Giving Compass' Take:

• Janice Bloom and Lori Chajet argue that peer to peer counseling can help to close the counseling gap in the United States. 

• How can funders work to effectively and sustainably close the counseling gap? Which schools are most in need of outside support? 

• Learn about the need for more support for school counselors


There’s room for more than one counseling solution.

First, some numbers:

1-to-464 — the average school counselor-to-student ratio in the United States.

20 percent — the percentage of their time at work that more than half of high-school counseling departments report spending on college-related counseling.

1-to-1,000 — the typical adviser-to-student ratio at community colleges in the United States.

What if instead of seeing the huge number of first-generation college students at the nation’s high-poverty schools as a problem at the heart of the guidance gap, we recognize that these young people are a critical part of a potential solution?

As the numbers make clear, one thing that all high schools and colleges have in abundance is teenagers and young adults.
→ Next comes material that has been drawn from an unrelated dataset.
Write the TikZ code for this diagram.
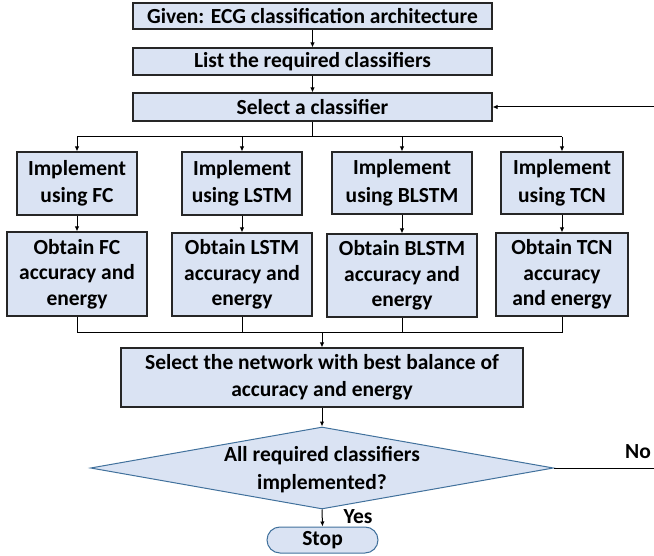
\documentclass[tikz,border=0pt]{standalone}
\usepackage{fontspec}
\setmainfont{Carlito}
\usetikzlibrary{arrows.meta,shapes.geometric}
\definecolor{boxfill}{HTML}{DAE3F3}
\definecolor{blueedge}{HTML}{41719C}
\definecolor{boxedge}{HTML}{262626}
\begin{document}
\begin{tikzpicture}[x=1pt,y=-1pt,
  txt/.style={font=\fontsize{21.5}{27.5}\selectfont\bfseries, align=center, inner sep=0pt},
  box/.style={txt, draw=boxedge, line width=1.1pt, fill=boxfill},
  obtbox/.style={box, font=\fontsize{21.5}{25.5}\selectfont\bfseries},
  dia/.style={diamond, draw=blueedge, line width=1pt, fill=boxfill, inner sep=0pt},
  term/.style={txt, draw=blueedge, line width=1pt, fill=boxfill, rounded corners=13pt},
  conn/.style={line width=1pt, black},
  arr/.style={conn, -{Latex[length=5pt,width=4.5pt]}}]
\useasboundingbox (0,0) rectangle (654,556);
% top chain
\node[box, minimum width=359, minimum height=26] (given) at (312.5,16) {Given: ECG classification architecture};
\node[box, minimum width=359, minimum height=27] (list) at (312.5,61.5) {List the required classifiers};
\node[box, minimum width=359, minimum height=28] (select) at (312.5,107) {Select a classifier};
% implement boxes
\node[box, minimum width=120, minimum height=63] (impFC) at (77,183.5) {Implement\\using FC};
\node[box, minimum width=120, minimum height=63] (impLSTM) at (242,183.5) {Implement\\using LSTM};
\node[box, minimum width=140, minimum height=62] (impBLSTM) at (402,183) {Implement\\using BLSTM};
\node[box, minimum width=122, minimum height=62] (impTCN) at (562,183) {Implement\\using TCN};
% obtain boxes
\node[obtbox, minimum width=140, minimum height=84] (obtFC) at (77,274) {Obtain FC\\accuracy and\\energy};
\node[obtbox, minimum width=140, minimum height=83] (obtLSTM) at (242,274.5) {Obtain LSTM\\accuracy and\\energy};
\node[obtbox, minimum width=150, minimum height=83] (obtBLSTM) at (402,275.5) {Obtain BLSTM\\accuracy and\\energy};
\node[obtbox, minimum width=132, minimum height=83] (obtTCN) at (562,274.5) {Obtain TCN\\accuracy\\and energy};
% network selection
\node[box, minimum width=402, minimum height=59] (net) at (322,377.5) {Select the network with best balance of\\accuracy and energy};
% decision
\node[dia, minimum width=463, minimum height=82] (dec) at (322,468) {};
\node[txt] (dectxt) at (322,469.5) {All required classifiers\\implemented?};
% stop
\node[term, minimum width=111, minimum height=26] (stop) at (322.5,540) {Stop};
% labels
\node[txt] (no) at (638,452) {No};
\node[txt] (yes) at (358,517) {Yes};
% coordinates
\coordinate (brL) at (77,137);
\coordinate (brR) at (562,137);
\coordinate (mg) at (0,333);
\coordinate (loopB) at (655.5,468);
% connectors
\draw[arr] (given) -- (list);
\draw[arr] (list) -- (select);
\draw[conn] (select.south) -- (select.south |- brL);
\draw[conn] (brL) -- (brR);
\draw[arr] (impFC.north |- brL) -- (impFC.north);
\draw[arr] (impLSTM.north |- brL) -- (impLSTM.north);
\draw[arr] (impBLSTM.north |- brL) -- (impBLSTM.north);
\draw[arr] (impTCN.north |- brL) -- (impTCN.north);
\draw[arr] (impFC) -- (obtFC);
\draw[arr] (impLSTM) -- (obtLSTM);
\draw[arr] (impBLSTM) -- (obtBLSTM);
\draw[arr] (impTCN) -- (obtTCN);
\draw[conn] (obtFC.south) -- (obtFC.south |- mg) -- (obtTCN.south |- mg) -- (obtTCN.south);
\draw[conn] (obtLSTM.south) -- (obtLSTM.south |- mg);
\draw[conn] (obtBLSTM.south) -- (obtBLSTM.south |- mg);
\draw[arr] (net.north |- mg) -- (net.north);
\draw[arr] (net.south) -- (dec.north);
\draw[arr] (dec.south) -- (stop.north);
\draw[arr] (dec.east) -- (loopB) |- (select.east);
\end{tikzpicture}
\end{document}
In over 12 years of developing and running peer-to-peer access and success programming, we have come to see this abundance as a resource.

Anyone who works closely with teenagers and young adults knows that they are hungry for meaningful roles. Able to quickly absorb information that is of interest, they long to put this knowledge to practical use in work and career exploration. Importantly, they hold considerable influence over others in their age group and those just behind them.

That’s why working as peer access and success counselors offers a great opportunity to young people. As the numbers demonstrate, the need for a counseling solution is overwhelming. Training the young people who are themselves the first in their families to attend college to work in their own communities in this arena is a policy strategy whose time has come.